Classical noncognitivist theories maintain that moral judgments and speech acts function primarily to (a) express and (b) influence states of mind or attitudes rather than to describe, report, or represent facts, which they do only secondarily if at all. For example: To say "Stealing is wrong" is not primarily to report any facts about stealing but to express one's negative attitude toward it. Emotivists also deny, therefore, that there are any moral facts or that moral words like good, bad, right, and wrong predicate moral properties; they typically deny that moral claims are evaluable as true or false—at least in respect of their primary meaning.

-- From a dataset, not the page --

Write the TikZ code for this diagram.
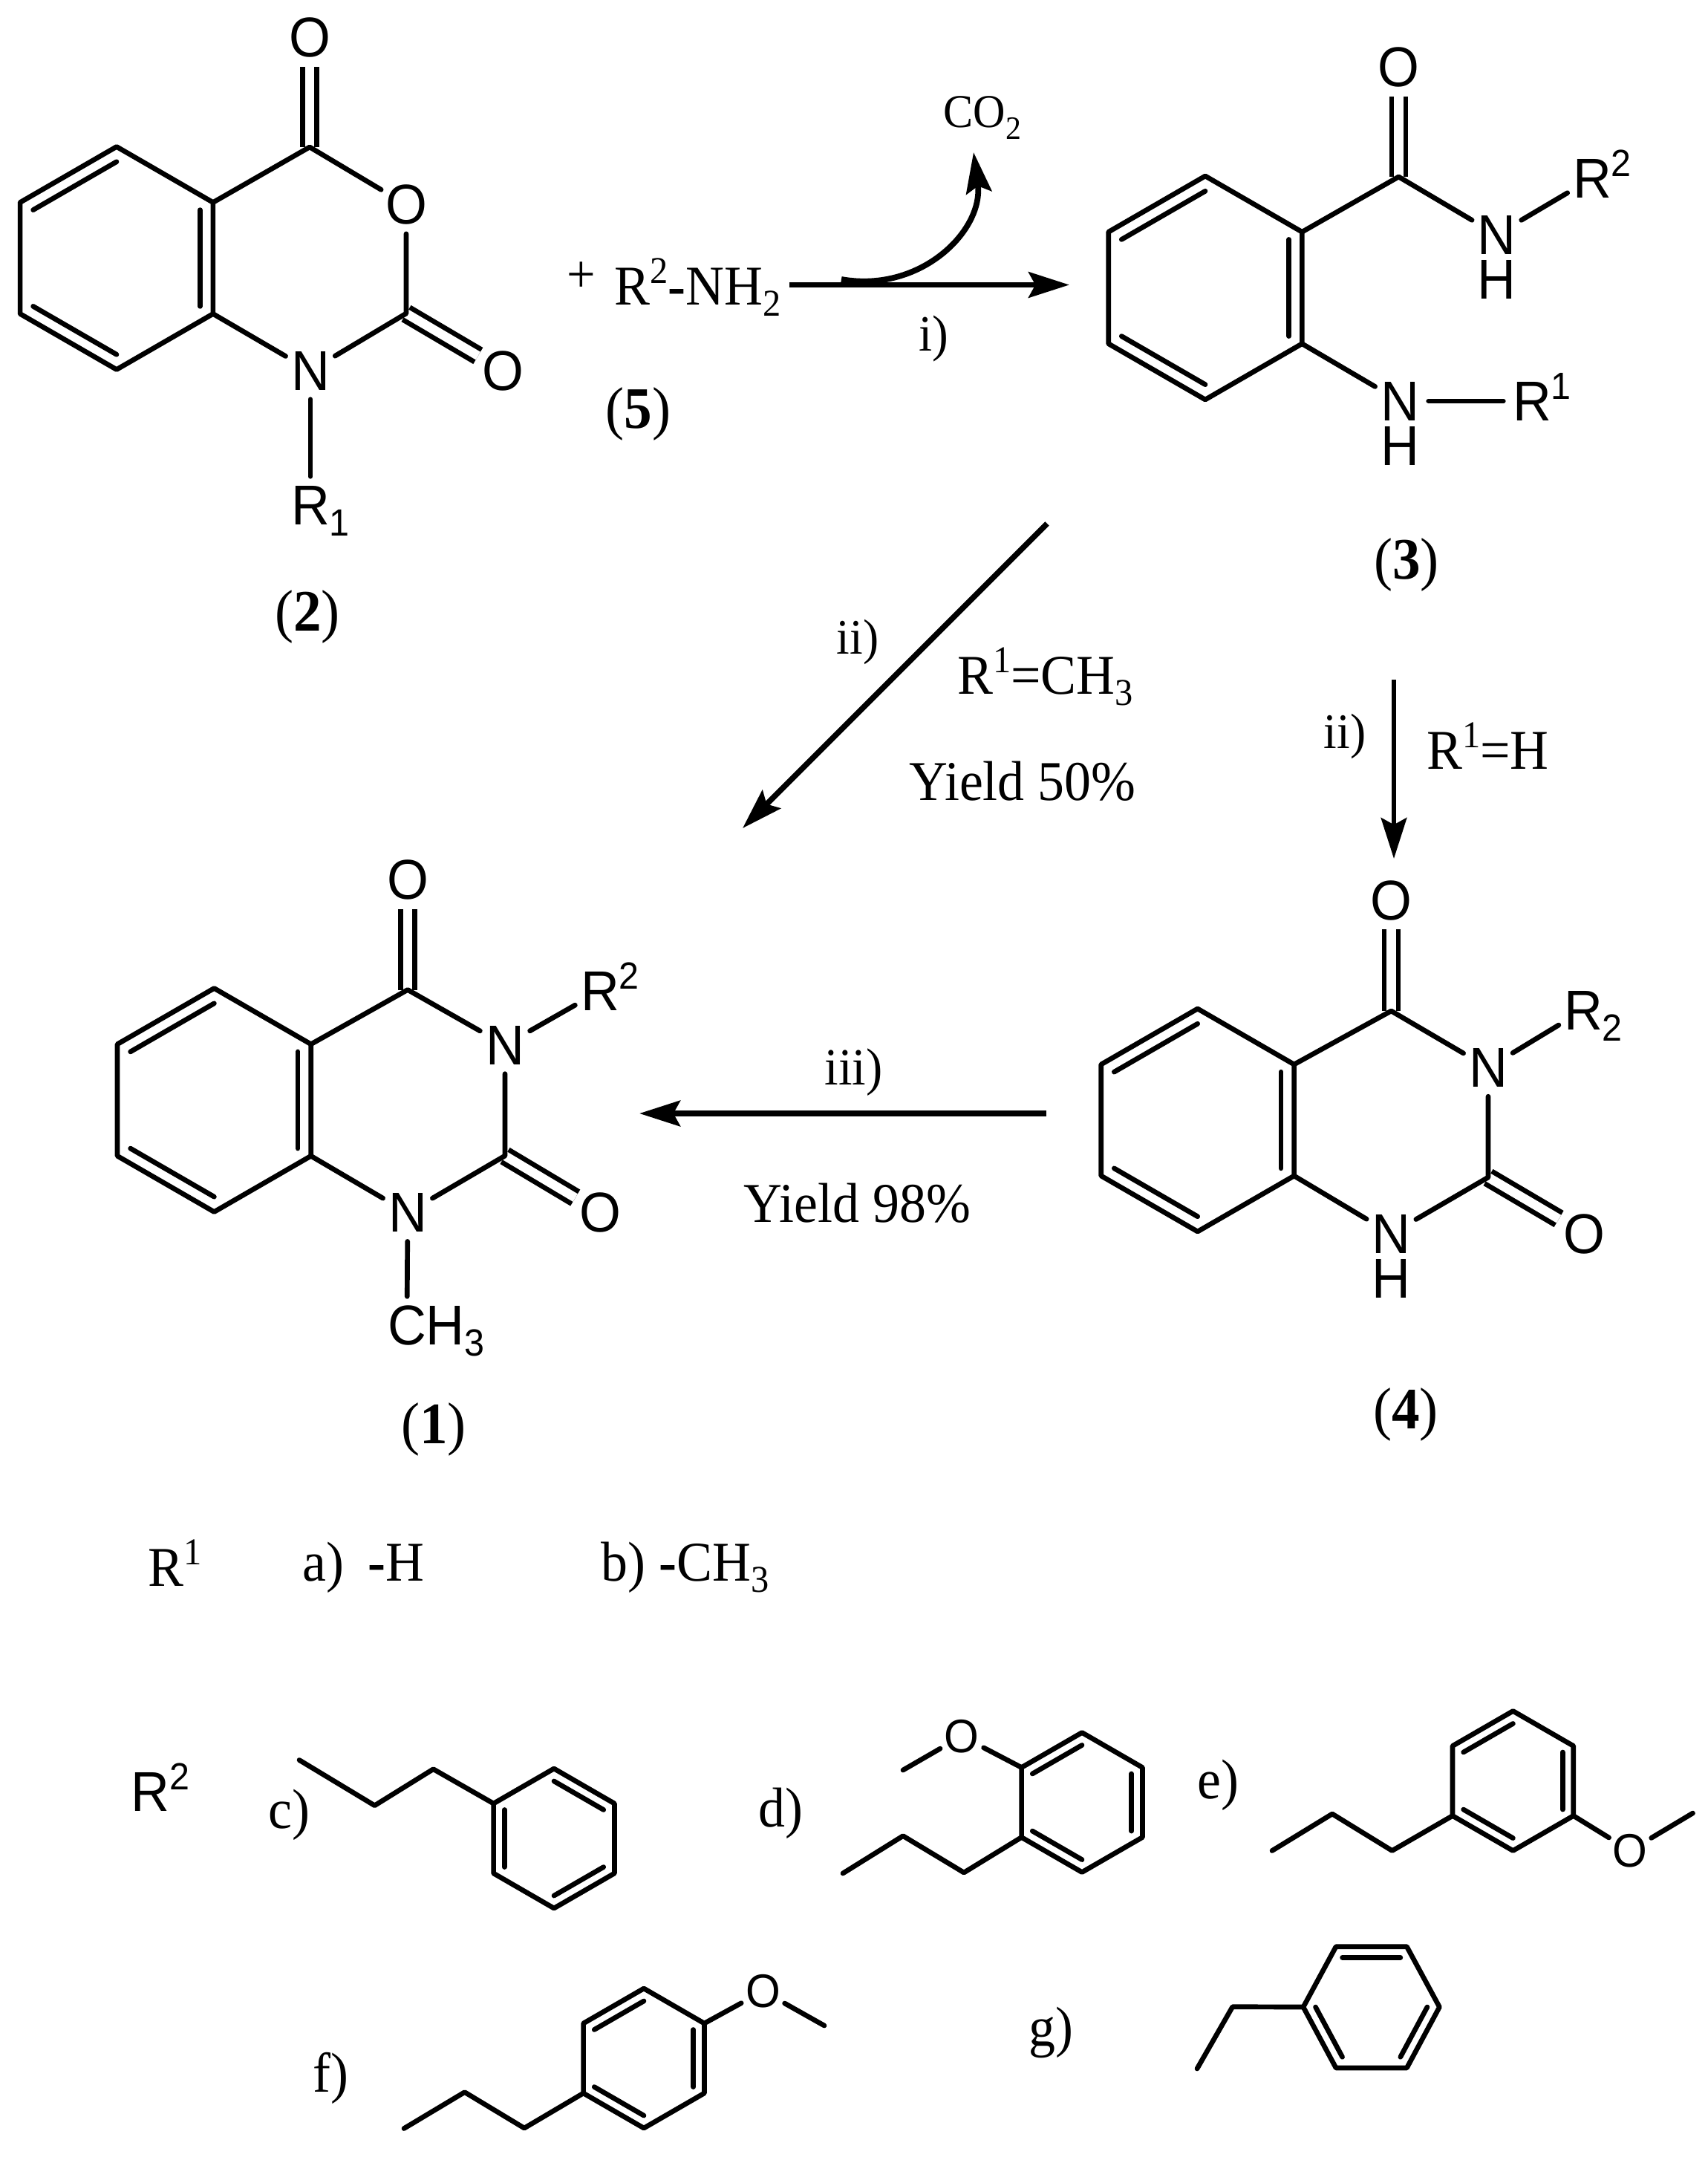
\documentclass[tikz,border=0pt]{standalone}
\usepackage{fontspec}
\setmainfont[FakeStretch=0.95]{Liberation Serif}
\newfontfamily\chemsans[FakeStretch=0.95]{Liberation Sans}
\usetikzlibrary{arrows.meta,calc}
% scripts
\newcommand{\upsc}[1]{\raisebox{8.2pt}{\fontsize{14.5}{14.5}\selectfont #1}}
\newcommand{\dnsc}[1]{\raisebox{-4.5pt}{\fontsize{14.5}{14.5}\selectfont #1}}
\newcommand{\atomsup}[1]{\smash{\rlap{\upsc{#1}}}}
\newcommand{\atomsub}[1]{\smash{\rlap{\dnsc{#1}}}}
% pointy-top hexagon: name, cx, cy, R
\newcommand{\hexp}[4]{%
  \coordinate (#1c) at (#2,#3);
  \coordinate (#1v1) at (#2,{#3-#4});
  \coordinate (#1v2) at ({#2-0.866*#4},{#3-0.5*#4});
  \coordinate (#1v3) at ({#2-0.866*#4},{#3+0.5*#4});
  \coordinate (#1v4) at (#2,{#3+#4});
  \coordinate (#1v5) at ({#2+0.866*#4},{#3+0.5*#4});
  \coordinate (#1v6) at ({#2+0.866*#4},{#3-0.5*#4});
}
\newcommand{\ringbonds}[1]{\draw[bond] (#1v1)--(#1v2)--(#1v3)--(#1v4)--(#1v5)--(#1v6)--cycle;}
% inner line of a ring double bond: ring, i, j, scale
\newcommand{\ib}[4]{\draw[bond] ($(#1c)!#4!(#1v#2)$) -- ($(#1c)!#4!(#1v#3)$);}
\tikzset{
  bond/.style={line width=1.9pt,line cap=round,line join=round},
  dblbond/.style={line width=1.9pt,double,double distance=3.5pt,line cap=butt},
  rxn/.style={line width=2.2pt,-{Stealth[length=15.6pt,width=9.8pt,inset=2.6pt]}},
  atom/.style={circle,inner sep=0pt,minimum size=21.6pt,font=\chemsans\fontsize{21.5}{21.5}\selectfont},
  smallatom/.style={circle,inner sep=0pt,minimum size=18.6pt,font=\chemsans\fontsize{18}{18}\selectfont},
  plainatom/.style={inner sep=0pt,font=\chemsans\fontsize{21.5}{21.5}\selectfont},
  lbl/.style={anchor=base west,inner sep=0pt,font=\fontsize{21.5}{21.5}\selectfont},
  cond/.style={anchor=base west,inner sep=0pt,font=\fontsize{19.5}{19.5}\selectfont},
  cmpd/.style={inner sep=0pt,font=\fontsize{22.5}{22.5}\selectfont},
}
\begin{document}
\begin{tikzpicture}[x=0.01cm,y=-0.01cm]
\useasboundingbox (0,0) rectangle (2300,2912);
\fill[white] (0,0) rectangle (2300,2912);

%% compound 2
\hexp{a}{157}{347.5}{150}
\coordinate (aC4) at (417,198);
\coordinate (aC2) at (547,422);
\node[atom] (aO4) at (417,50.5) {O};
\node[atom] (aO1) at (547,275.5) {O};
\node[atom] (aO2) at (677.7,499) {O};
\node[atom] (aN) at (418,499) {N};
\node[atom] (aR) at (418,680) {R\atomsub{1}};
\draw[dblbond] (aC4) -- (aO4);
\draw[dblbond] (aC2) -- (aO2);
\ringbonds{a}
\draw[bond] (av6) -- (aC4) -- (aO1);
\draw[bond] (aO1) -- (aC2) -- (aN);
\draw[bond] (aN) -- (av5);
\draw[bond] (aN) -- (aR);
\ib{a}{1}{2}{0.865}\ib{a}{3}{4}{0.865}\ib{a}{5}{6}{0.865}
\node[cmpd] (l2) at (414,830.6) {(\textbf{2})};

%% reagent 5
\node[inner sep=0pt,font=\fontsize{20.5}{20.5}\selectfont] (plus) at (783,373) {+};
\node[lbl] (amine) at (827,410) {R\upsc{2}\textbf{-}NH\dnsc{2}};
\node[cmpd] (l5) at (859.6,557) {(\textbf{5})};

%% compound 3
\hexp{b}{1623}{387.5}{150.5}
\coordinate (bC) at (1883.4,238);
\node[atom] (bO) at (1883.4,90.7) {O};
\node[atom] (bN2) at (2015.4,316) {N};
\node[plainatom] (bH2) at (2015.4,376) {H};
\node[atom] (bR2) at (2144,240) {R\atomsup{2}};
\node[atom] (bN1) at (1885,540) {N};
\node[plainatom] (bH1) at (1885,600) {H};
\node[atom] (bR1) at (2063,540) {R\atomsup{1}};
\draw[dblbond] (bC) -- (bO);
\ringbonds{b}
\draw[bond] (bv6) -- (bC) -- (bN2);
\draw[bond] (bN2) -- (bR2);
\draw[bond] (bv5) -- (bN1);
\draw[bond] (bN1) -- (bR1);
\ib{b}{1}{2}{0.865}\ib{b}{3}{4}{0.865}\ib{b}{5}{6}{0.865}
\node[cmpd] (l3) at (1894,760.6) {(\textbf{3})};

%% compound 1
\hexp{c}{288.4}{1481}{150.5}
\coordinate (cC4) at (549,1332.5);
\coordinate (cC2) at (680,1556);
\node[atom] (cO4) at (549,1184.4) {O};
\node[atom] (cN3) at (680,1407) {N};
\node[atom] (cR) at (808,1334) {R\atomsup{2}};
\node[atom] (cO2) at (808.5,1632.7) {O};
\node[atom] (cN1) at (549,1632.7) {N};
\node[atom] (cMe) at (548,1784) {C\smash{\rlap{H\dnsc{3}}}};
\draw[dblbond] (cC4) -- (cO4);
\draw[dblbond] (cC2) -- (cO2);
\ringbonds{c}
\draw[bond] (cv6) -- (cC4) -- (cN3);
\draw[bond] (cN3) -- (cC2) -- (cN1);
\draw[bond] (cN1) -- (cv5);
\draw[bond] (cN3) -- (cR);
\draw[bond] (cN1) -- (cMe);
\ib{c}{1}{2}{0.865}\ib{c}{3}{4}{0.865}\ib{c}{5}{6}{0.865}
\node[cmpd] (l1) at (584,1924) {(\textbf{1})};

%% compound 4
\hexp{d}{1612.7}{1508}{150}
\coordinate (dC4) at (1873.4,1361);
\coordinate (dC2) at (2004,1585);
\node[atom] (dO4) at (1873.4,1212) {O};
\node[atom] (dN3) at (2004,1437.5) {N};
\node[atom] (dR) at (2132,1360) {R\atomsub{2}};
\node[atom] (dO2) at (2133,1661) {O};
\node[atom] (dN1) at (1873.4,1661) {N};
\node[plainatom] (dH) at (1873.4,1721) {H};
\draw[dblbond] (dC4) -- (dO4);
\draw[dblbond] (dC2) -- (dO2);
\ringbonds{d}
\draw[bond] (dv6) -- (dC4) -- (dN3);
\draw[bond] (dN3) -- (dC2) -- (dN1);
\draw[bond] (dN1) -- (dv5);
\draw[bond] (dN3) -- (dR);
\ib{d}{1}{2}{0.865}\ib{d}{3}{4}{0.865}\ib{d}{5}{6}{0.865}
\node[cmpd] (l4) at (1893,1904) {(\textbf{4})};

%% reaction arrows
\coordinate (r1s) at (1063,383.5);
\coordinate (r1e) at (1440,383.5);
\coordinate (r1bs) at (1133,376);
\coordinate (r1be) at (1311,205);
\coordinate (r1k1) at (1240,395);
\coordinate (r1k2) at (1325,310);
\coordinate (r2s) at (1410,705);
\coordinate (r2e) at (1000,1115);
\coordinate (r3s) at (1877,915);
\coordinate (r3e) at (1877,1156);
\coordinate (r4s) at (1409,1499);
\coordinate (r4e) at (861,1499);
\draw[rxn] (r1s) -- (r1e);
\draw[rxn] (r1bs) .. controls (r1k1) and (r1k2) .. (r1be);
\draw[rxn] (r2s) -- (r2e);
\draw[rxn,line width=1.9pt] (r3s) -- (r3e);
\draw[rxn] (r4s) -- (r4e);

\node[anchor=base west,inner sep=0pt,font=\fontsize{18}{18}\selectfont] (co2) at (1270,172) {CO\dnsc{\fontsize{12.5}{12.5}\selectfont 2}};
\node[cond] (ci) at (1236.5,472) {i)};
\node[cond,font=\fontsize{19}{19}\selectfont] (cii1) at (1126,880) {ii)};
\node[cond,font=\fontsize{19}{19}\selectfont] (cii2) at (1782,1007) {ii)};
\node[cond,font=\fontsize{20}{20}\selectfont] (ciii) at (1110,1460.5) {iii)};
\node[lbl] (rme) at (1288.5,934) {R\upsc{1}=CH\dnsc{3}};
\node[lbl] (rh) at (1920.6,1035) {R\upsc{1}=H};
\node[lbl] (y50) at (1223.5,1077) {Yield 50\%};
\node[lbl] (y98) at (1001,1645) {Yield 98\%};

%% R1 list
\node[lbl] (r1t) at (199,2135) {R\upsc{1}};
\node[lbl] (opa) at (407,2128) {a)\hspace{9pt}\textbf{-}H};
\node[lbl] (opb) at (809,2128) {b) \textbf{-}CH\dnsc{3}};

%% R2 list
\node[anchor=base west,inner sep=0pt,font=\chemsans\fontsize{21.5}{21.5}\selectfont] (r2t) at (176,2438.7) {R\upsc{2}};
\node[lbl] (opc) at (361,2461) {c)};
\node[lbl] (opd) at (1021,2459) {d)};
\node[lbl] (ope) at (1612,2421) {e)};
\node[lbl] (opf) at (421,2816) {f)};
\node[lbl] (opg) at (1385,2754) {g)};

%% c)
\hexp{e}{746}{2475}{94}
\coordinate (ec1) at (403,2369.5);
\coordinate (ec2) at (504.5,2430.7);
\coordinate (ec3) at (583.5,2381.7);
\ringbonds{e}
\draw[bond] (ec1) -- (ec2) -- (ec3) -- (ev2);
\ib{e}{1}{6}{0.82}\ib{e}{2}{3}{0.82}\ib{e}{4}{5}{0.82}

%% d)
\hexp{f}{1457}{2426.5}{94}
\node[smallatom] (fO) at (1295,2337.4) {O};
\coordinate (fMe) at (1216,2383);
\coordinate (fc1) at (1298,2521);
\coordinate (fc2) at (1216,2471.6);
\coordinate (fc3) at (1135,2522);
\ringbonds{f}
\draw[bond] (fv2) -- (fO);
\draw[bond] (fO) -- (fMe);
\draw[bond] (fv3) -- (fc1) -- (fc2) -- (fc3);
\ib{f}{1}{2}{0.82}\ib{f}{3}{4}{0.82}\ib{f}{5}{6}{0.82}

%% e)
\hexp{g}{2037.4}{2397.5}{94}
\node[smallatom] (gO) at (2195,2491.5) {O};
\coordinate (gMe) at (2279.5,2441);
\coordinate (gc1) at (1874.6,2491.5);
\coordinate (gc2) at (1794,2442);
\coordinate (gc3) at (1713,2491.5);
\ringbonds{g}
\draw[bond] (gv5) -- (gO);
\draw[bond] (gO) -- (gMe);
\draw[bond] (gv3) -- (gc1) -- (gc2) -- (gc3);
\ib{g}{1}{2}{0.82}\ib{g}{3}{4}{0.82}\ib{g}{5}{6}{0.82}

%% f)
\hexp{h}{867}{2771}{94}
\node[smallatom] (hO) at (1027.5,2680.6) {O};
\coordinate (hMe) at (1110,2727);
\coordinate (hc1) at (706,2865);
\coordinate (hc2) at (625.7,2816.6);
\coordinate (hc3) at (544,2865.5);
\ringbonds{h}
\draw[bond] (hv6) -- (hO);
\draw[bond] (hO) -- (hMe);
\draw[bond] (hv3) -- (hc1) -- (hc2) -- (hc3);
\ib{h}{1}{2}{0.82}\ib{h}{3}{4}{0.82}\ib{h}{5}{6}{0.82}

%% g) flat-top ring
\coordinate (kc) at (1846.7,2702);
\coordinate (kv1) at (1799,2620.7);
\coordinate (kv2) at (1755,2702);
\coordinate (kv3) at (1799,2784);
\coordinate (kv4) at (1894.4,2784);
\coordinate (kv5) at (1938.4,2702);
\coordinate (kv6) at (1894.4,2620.7);
\coordinate (kc1) at (1659.7,2701.7);
\coordinate (kc2) at (1612,2785);
\ringbonds{k}
\draw[bond] (kv2) -- (kc1) -- (kc2);
\ib{k}{6}{1}{0.82}\ib{k}{2}{3}{0.82}\ib{k}{4}{5}{0.82}
\end{tikzpicture}
\end{document}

The attitudes expressed by moral judgments are held to be "conative" (that is, they have a motivational element) and not "cognitive" (that is, they are not beliefs/do not have representational content). Species of noncognitivism are differentiated by the kinds of attitude they associate with moral thought and discourse: emotivism claims that moral thought and discourse express emotions (affective attitudes, sentiments, or feelings) or similar mental states, typically of approval and disapproval, and is therefore sometimes called the "boo-hurrah" theory of ethics.